À présent, venons-en au sport – un domaine observé avec toujours plus de vigilance par celles et ceux qui s’appliquent à mesurer les conséquences d’un usage disproportionné d’eau, d’énergies fossiles et autres biens de consommation. L’exemple de l’eau. À son propos, Eric Piolle, maire EELV de Grenoble, a déclaré : « Quand on ne peut plus rien arroser nulle part, que tout le monde manque d’eau et que nos pelouses sont jaunes, pourquoi peut-on arroser encore les greens de golf ». Le cas du golf national de Guyancourt, dans un département français (les Yvelines) placé au niveau d’alerte “crise ”, donne en effet à réfléchir : bien que l’équipe se voit vue, depuis le 7 juillet, interdire de prélever de l’eau, son parcours baptisé « l’Albatros » reste au bénéfice d’une dérogation. Motif : l’accueil des championnats du monde amateurs par équipe à partir du 24 août, puis de l’Open de France fin septembre. Une raison défendable ? Certainement ! clame Lucas Pierré, superintendant du golf en question : « Si les stations-service pour laver les voitures sont ouvertes, je ne vois pas pourquoi nous n’aurions plus le droit d’utiliser de l’eau pour arroser nos parcours ».
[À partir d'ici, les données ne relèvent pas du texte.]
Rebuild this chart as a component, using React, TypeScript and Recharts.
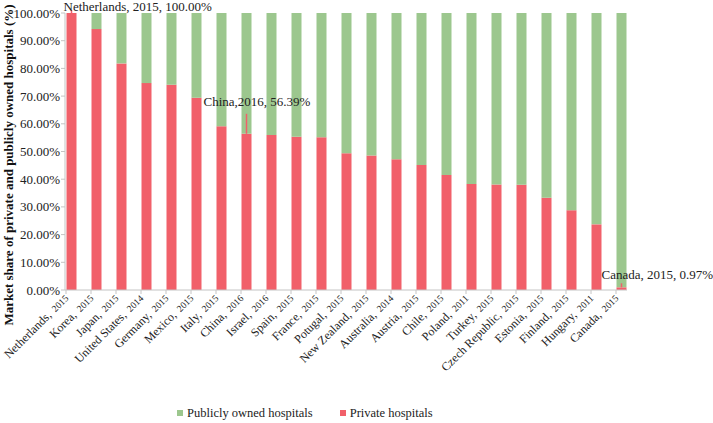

Dans les domaines du football et du rugby professionnel également, les critiques tendent à se faire toujours plus nombreuses. Un Stade rennais Football Club pris, le 19 juillet et en plein jour, en flagrant délit d’arrosage illicite de ses terrains d’entraînements… l’affaire ne pouvait manquer de faire du bruit. « Une erreur », a reconnu le club. Or on sait bien que, sur ce plan encore, il sera toujours plus difficile de couper à l’effort de sobriété général qu’exige la situation. Amélie Oudéa-Castéra, ministre française des sports, n’a-t-elle pas envisagé jusqu’à l’interdiction des compétitions en nocturne, grandes dévoreuses d’énergies ? De quoi faire trembler foot et rugby : « Sans matchs le soir, les droits de télévision perdraient beaucoup de leur valeur ».

En plus des ressources consommées pour l’éclairage et l’entretien des pelouses (songeons à la débauche que s’apprête à générer la prochaine Coupe du monde de football au Qatar – événement dont la préparation a déjà couté la mort de 6 500 travailleurs migrants sur les chantiers de construction des stades), la facture énergétique s’allonge, liée à l’acheminement des supporters ; à la restauration sur place ; aux tonnes de déchets produits lors des événements de masse. Et puis – un exemple parmi d’autres –, que penser d’un footballeur tel que Karim Benzema (9 millions de salaire annuel) publiant une vidéo de ses virées en Ferrari, en 4×4, en jet privé et en jet-ski à Miami ?

Pointés du doigt, de nombreux clubs multiplient les initiatives vertes ; toutefois, « leurs actions tendent à être ponctuelles plutôt que structurées ». D’autres, comme le Paris Saint-Germain, ne manquent pas de se faire épingler : tournées estivales en Asie et hivernales au Qatar ; usage massif de l’avion, fût-ce pour de courtes distances ; lancement de trois ou quatre maillots chaque saison, etc. Or, pointe Ludivine Ducellier, auteure de l’enquête, il se trouve que la politique d’expansion des compétitions internationales de l’UEFA et de la FIFA ne va pas sans le sens d’une décroissance revendiquée : « Dès 2024, la Ligue des champions ajoutera 64 matchs aux 125 actuels, tandis que la Coupe du monde 2026 accueillera 48 sélections au lieu de 32 ».

De quoi plus encore lobotomiser les foules, maximaliser les bénéfices colossaux et rendre plus importune encore, aux yeux de nombreux fans, une crise qui, depuis un bon moment déjà, ne se contente pourtant plus de toquer à nos portes.